Em sete eleições federais realizadas desde a volta da democracia, de 1982 a 2014, captadas pela Pesquisa Nacional por Amostra de Domicílios (PNAD), a pobreza cai em todos os anos eleitorais e sobe em todos os anos pós-eleitorais, com exceção de 2007. A queda média de pobreza em ano eleitoral foi 12,82% e o aumento no ano pós eleitoral foi de 14,92%. Essa é uma das conclusões de estudos levados a cabo pelo economista Marcelo Neri, da Fundação Getulio Vargas do Rio, especialista em distribuição de renda. Neri foi presidente do IPEA e ministro de Assuntos Estratégicos do governo Dilma.

Ele diz que se retirarmos o ano de 1986 da amostra, que corresponde ao ano do Plano Cruzado, onde o ciclo eleitoral foi mais marcado, a queda de pobreza foi de 8,34% em ano eleitoral seguido de aumento médio de 8,2% em anos subsequentes. A literatura sobre ciclos eleitorais, como tratamos na quinta-feira, descreve o comportamento de políticos que embelezam seus sucessos em anos de eleição, de forma a influenciar os resultados do pleito, e no ano seguinte apresentam ajustes na economia, gerando o resultado oposto.

Os instrumentos usados eleitoralmente no Brasil são diversos, desde flutuação macroeconômica promovida por políticas fiscais ou planos de estabilização sintonizados com o calendário das urnas, passando pelo controle seletivo de preços públicos administrados como eletricidade e gasolina, chegando a mudanças nas transferências públicas como benefícios sociais e previdenciários.  

De oito eleições federais de 1978 a 2013 analisadas, nos anos eleitorais houve oito aumentos reais na renda mediana, enquanto nos anos imediatamente após as eleições foram sete reduções. Observando o período entre 1981 e 2013, nos anos de eleição, o crescimento real médio da renda mediana foi de 11,33% enquanto, nos anos seguintes àqueles em que ocorreram os pleitos, a queda líquida foi de -7,3%. Resultados qualitativamente semelhantes foram encontrados nas estatísticas relacionadas com a pobreza.

Os estudos coordenados por Marcelo Neri na FGV-Rio mostram que, de 1992 a 2006, os aumentos de renda foram maiores nos anos de eleição, caracterizando o ciclo  eleitoral. Naqueles anos, em média, a renda oriunda de programas sociais teve o maior aumento (22,57%), seguido dos benefícios da previdência social (10,51%) e da renda do trabalho em geral (3,16%). Nos anúncios recentes os R$ 400 mínimos por Família do Auxílio Brasil praticamente dobra o benefício médio do antigo Programa Bolsa Família. Entretanto, este benefício deixa de vigorar em janeiro de 2023, logo depois das eleições. Ou seja, funciona como um piso temporariamente retrátil em termos nominais.

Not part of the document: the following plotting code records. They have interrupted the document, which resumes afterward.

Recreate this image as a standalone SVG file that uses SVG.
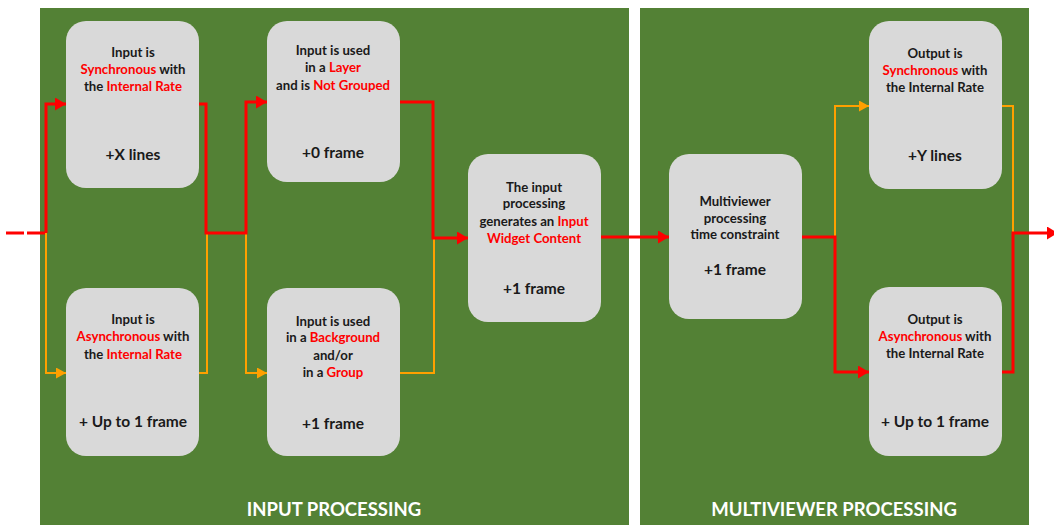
<svg xmlns="http://www.w3.org/2000/svg" width="1054" height="525" viewBox="0 0 1054 525">
<style>
.panel{fill:#538135}
.box{fill:#D9D9D9}
.t{font-family:Lato,"Open Sans",sans-serif;font-weight:bold;font-size:13.2px;fill:#1a1a1a;text-anchor:middle}
.big{font-size:15.5px}
.r{fill:#FF0000}
.title{font-family:Lato,"Open Sans",sans-serif;font-weight:bold;font-size:18.5px;fill:#FFFFFF;text-anchor:middle}
.red{stroke:#FF0000;stroke-width:3;fill:none}
.org{stroke:#FFA000;stroke-width:2;fill:none}
</style>
<defs>
<marker id="ar" markerUnits="userSpaceOnUse" markerWidth="12" markerHeight="13" refX="11" refY="6.5" orient="auto"><path d="M0,0 L11,6.5 L0,13 Z" fill="#FF0000"/></marker>
<marker id="ao" markerUnits="userSpaceOnUse" markerWidth="11" markerHeight="11" refX="10" refY="5.5" orient="auto"><path d="M0,0 L10,5.5 L0,11 Z" fill="#FFA000"/></marker>
</defs>
<rect width="1054" height="525" fill="#FFFFFF"/>
<g id="panel-input">
<rect class="panel" x="40" y="8" width="589" height="517"/>
<text class="title" x="334" y="516">INPUT PROCESSING</text>
</g>
<g id="panel-multiviewer">
<rect class="panel" x="640" y="8" width="389" height="517"/>
<text class="title" x="834" y="516">MULTIVIEWER PROCESSING</text>
</g>
<g id="connectors">
<path class="red" d="M6,233 H24 M27,233 H46"/>
<path class="org" d="M46,233 V373 H66" marker-end="url(#ao)"/>
<path class="red" d="M46,233 V104 H66" marker-end="url(#ar)"/>
<path class="org" d="M199,373 H207 V233"/>
<path class="org" d="M246,233 V373 H267" marker-end="url(#ao)"/>
<path class="red" d="M199,104 H206 V233 H246 V102 H267" marker-end="url(#ar)"/>
<path class="org" d="M400,373 H434 V238"/>
<path class="red" d="M400,102 H433 V238 H468" marker-end="url(#ar)"/>
<path class="red" d="M601,237 H669" marker-end="url(#ar)"/>
<path class="org" d="M835,237 V106 H869" marker-end="url(#ao)"/>
<path class="red" d="M802,237 H835 V372 H869" marker-end="url(#ar)"/>
<path class="org" d="M1002,106 H1013 V233"/>
<path class="red" d="M1002,372 H1013 V233 H1058" marker-end="url(#ar)"/>
</g>
<g id="node-input-sync">
<rect class="box" x="66" y="21" width="133" height="167" rx="20"/>
<text class="t" x="133" y="57">Input is</text>
<text class="t" x="133" y="74"><tspan class="r">Synchronous</tspan> with</text>
<text class="t" x="133" y="91">the <tspan class="r">Internal Rate</tspan></text>
<text class="t big" x="133" y="160">+X lines</text>
</g>
<g id="node-input-async">
<rect class="box" x="66" y="288" width="133" height="168" rx="20"/>
<text class="t" x="133" y="324">Input is</text>
<text class="t" x="133" y="341"><tspan class="r">Asynchronous</tspan> with</text>
<text class="t" x="133" y="359">the <tspan class="r">Internal Rate</tspan></text>
<text class="t big" x="133" y="427">+ Up to 1 frame</text>
</g>
<g id="node-layer">
<rect class="box" x="267" y="21" width="133" height="161" rx="20"/>
<text class="t" x="333" y="55">Input is used</text>
<text class="t" x="333" y="72">in a <tspan class="r">Layer</tspan></text>
<text class="t" x="333" y="90">and is <tspan class="r">Not Grouped</tspan></text>
<text class="t big" x="333" y="158">+0 frame</text>
</g>
<g id="node-background">
<rect class="box" x="267" y="288" width="133" height="168" rx="20"/>
<text class="t" x="333" y="326">Input is used</text>
<text class="t" x="333" y="342">in a <tspan class="r">Background</tspan></text>
<text class="t" x="333" y="360">and/or</text>
<text class="t" x="333" y="377">in a <tspan class="r">Group</tspan></text>
<text class="t big" x="333" y="429">+1 frame</text>
</g>
<g id="node-input-processing">
<rect class="box" x="468" y="154" width="133" height="168" rx="20"/>
<text class="t" x="534" y="192">The input</text>
<text class="t" x="534" y="208">processing</text>
<text class="t" x="534" y="226">generates an <tspan class="r">Input</tspan></text>
<text class="t" x="534" y="243"><tspan class="r">Widget Content</tspan></text>
<text class="t big" x="534" y="294">+1 frame</text>
</g>
<g id="node-multiviewer">
<rect class="box" x="669" y="154" width="133" height="165" rx="20"/>
<text class="t" x="735" y="206">Multiviewer</text>
<text class="t" x="735" y="223">processing</text>
<text class="t" x="735" y="239">time constraint</text>
<text class="t big" x="735" y="275">+1 frame</text>
</g>
<g id="node-output-sync">
<rect class="box" x="869" y="21" width="133" height="168" rx="20"/>
<text class="t" x="935" y="58">Output is</text>
<text class="t" x="935" y="75"><tspan class="r">Synchronous</tspan> with</text>
<text class="t" x="935" y="92">the Internal Rate</text>
<text class="t big" x="935" y="161">+Y lines</text>
</g>
<g id="node-output-async">
<rect class="box" x="869" y="287" width="133" height="169" rx="20"/>
<text class="t" x="935" y="324">Output is</text>
<text class="t" x="935" y="341"><tspan class="r">Asynchronous</tspan> with</text>
<text class="t" x="935" y="358">the Internal Rate</text>
<text class="t big" x="935" y="427">+ Up to 1 frame</text>
</g>
</svg>
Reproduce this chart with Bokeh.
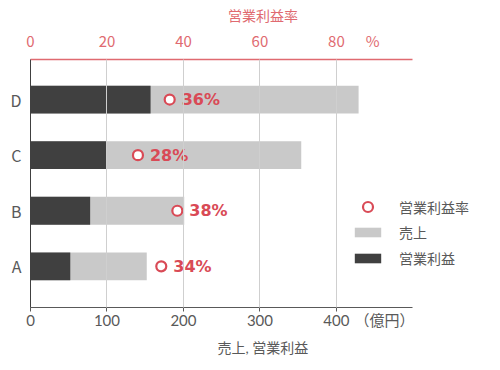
from bokeh.plotting import figure
from bokeh.models import Range1d, LinearAxis, FixedTicker, ColumnDataSource, Legend, LegendItem
from bokeh.core.properties import value
from bokeh.embed import file_html
from bokeh.resources import INLINE

categories = ["A", "B", "C", "D"]
sales = [152, 201, 354, 429]
profit = [52, 78, 99, 157]
margin = [34.2, 38.4, 28.1, 36.4]
x_ticks = [0, 100, 200, 300, 400]
pct_ticks = [0, 20, 40, 60, 80]
x_unit = "（億円）"
pct_unit = "%"

FONT = "Noto Sans CJK JP"
FONT_B = "Lato, Noto Sans CJK JP"
RED = "#d94a56"
RED_AX = "#e06a70"
GRAY_TXT = "#595959"

ypos = list(range(len(categories)))
src = ColumnDataSource(dict(y=ypos, sales=sales, profit=profit, margin=margin,
                            lab=[f"{round(m)}%" for m in margin]))

X_END = 608  # frame extends past the axis end so the legend fits inside
p = figure(width=500, height=370, output_backend="svg", toolbar_location=None,
           x_range=Range1d(0, X_END), y_range=Range1d(-0.74, 3.72),
           min_border_left=30, min_border_right=5, min_border_top=59, min_border_bottom=63)
p.outline_line_color = None
p.background_fill_color = "white"
p.extra_x_ranges = {"pct": Range1d(0, X_END / 5)}

r_sales = p.hbar(y="y", right="sales", height=0.5, source=src, fill_color="#c9c9c9", line_color=None)
r_profit = p.hbar(y="y", right="profit", height=0.5, source=src, fill_color="#404040", line_color=None)
r_m = p.scatter(x="margin", y="y", x_range_name="pct", source=src, size=10, marker="circle",
                fill_color="white", line_color=RED, line_width=2.2)
p.text(x="margin", y="y", text="lab", x_range_name="pct", source=src, x_offset=12,
       text_baseline="middle", text_align="left", text_color=RED,
       text_font=value("DejaVu Sans"), text_font_size="16px", text_font_style="bold")

# bottom axis
xa = p.xaxis[0]
xa.bounds = (0, 500)
xa.ticker = FixedTicker(ticks=x_ticks + [463], minor_ticks=x_ticks)
xa.major_label_overrides = {463: x_unit}
xa.axis_label = "売上, 営業利益"
xa.axis_line_color = "#595959"
xa.major_tick_line_color = None
xa.minor_tick_line_color = "#595959"
xa.minor_tick_out = 4
xa.minor_tick_in = 0
xa.major_tick_out = 4
xa.major_tick_in = 0
xa.major_label_text_font = FONT_B
xa.major_label_text_font_size = "15px"
xa.major_label_text_color = GRAY_TXT
xa.major_label_standoff = -1
xa.axis_label_text_font = FONT_B
xa.axis_label_text_font_size = "14px"
xa.axis_label_text_font_style = "normal"
xa.axis_label_text_color = GRAY_TXT
xa.axis_label_standoff = 7

# left axis
ya = p.yaxis[0]
ya.ticker = FixedTicker(ticks=ypos)
ya.major_label_overrides = {i: c for i, c in zip(ypos, categories)}
ya.axis_line_color = "#404040"
ya.major_tick_line_color = None
ya.minor_tick_line_color = None
ya.major_label_text_font = FONT
ya.major_label_text_font_size = "16px"
ya.major_label_text_color = GRAY_TXT
ya.major_label_standoff = 3

# top axis
ta = LinearAxis(x_range_name="pct", ticker=FixedTicker(ticks=pct_ticks + [89.5]))
ta.bounds = (0, 100)
ta.major_label_overrides = {89.5: pct_unit}
ta.axis_label = "営業利益率"
ta.axis_line_color = RED_AX
ta.axis_line_width = 1.3
ta.major_tick_line_color = None
ta.minor_tick_line_color = None
ta.major_label_text_font = FONT
ta.major_label_text_font_size = "15px"
ta.major_label_text_color = RED_AX
ta.major_label_standoff = 3
ta.axis_label_text_font = FONT
ta.axis_label_text_font_size = "14px"
ta.axis_label_text_font_style = "normal"
ta.axis_label_text_color = RED_AX
ta.axis_label_standoff = 2
p.add_layout(ta, "above")

p.ygrid.grid_line_color = None
p.xgrid.ticker = FixedTicker(ticks=x_ticks[1:])
p.xgrid.grid_line_color = "#cfcfcf"
p.xgrid.level = "guide"

def style_legend(lg, gh):
    lg.background_fill_alpha = 0
    lg.border_line_color = None
    lg.padding = 0
    lg.margin = 0
    lg.spacing = 6
    lg.glyph_width = 33
    lg.glyph_height = gh
    lg.label_height = 20
    lg.label_standoff = 15
    lg.label_text_font = FONT
    lg.label_text_font_size = "14px"
    lg.label_text_color = GRAY_TXT

lg1 = Legend(items=[LegendItem(label="営業利益率", renderers=[r_m])], location=(321, 88))
style_legend(lg1, 25)
lg2 = Legend(items=[LegendItem(label="売上", renderers=[r_sales]),
                    LegendItem(label="営業利益", renderers=[r_profit])], location=(321, 39))
style_legend(lg2, 12)
p.add_layout(lg1, "center")
p.add_layout(lg2, "center")

open("out.html", "w").write(file_html(p, INLINE))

Quando janeiro de 2023 chegar, diz Neri, a inflação já terá reduzido este valor. Além disso, os R$ 400, embora eficazes em termos de marketing político, não levam em conta o tamanho nem o grau de pobreza de cada família. O princípio de que quanto mais pobres e maiores as famílias maiores são as necessidades de recursos envolvidas é perdido. “No bojo da crise de 1999, gestamos e depois parimos o Bolsa Escola federal; em meio às agruras da crise de 2003, nasceu o Bolsa Família. Na atual crise desaprendemos lições básicas e voltamos ao tempo de distribuição de cestas básicas em período eleitoral”, lamenta o economista.

Em termos de multiplicadores de gastos públicos, segundo Marcelo Neri, cada real gasto com Bolsa Família dispara um multiplicador 3 vezes maior que o dos gastos previdenciários com anúncio de antecipação de 13º benefício; 5 vezes maior que os do FGTS - usado de novo em 2022 como ferramenta anticíclica; 1,68 mais que o abono salarial do PIS-Pasep. Para Marcelo Neri, uma lição é que se olharmos primeiro para os mais pobres, buscando protege-los, freando os aumentos da desigualdade, preservamos também o movimento da economia como um todo.

As medidas adicionais anunciadas pelo governo federal como consignação de empréstimos de beneficiários do Auxílio Brasil e do BPC, aumento da parcela consignável das pensões e aposentadorias inovam no oportunismo eleitoral. A eleição de 2022, a décima realizada desde a histórica eleição direta para governadores em 1982, parece inovar em resgatar práticas antigas marcadas de oportunismo eleitoral.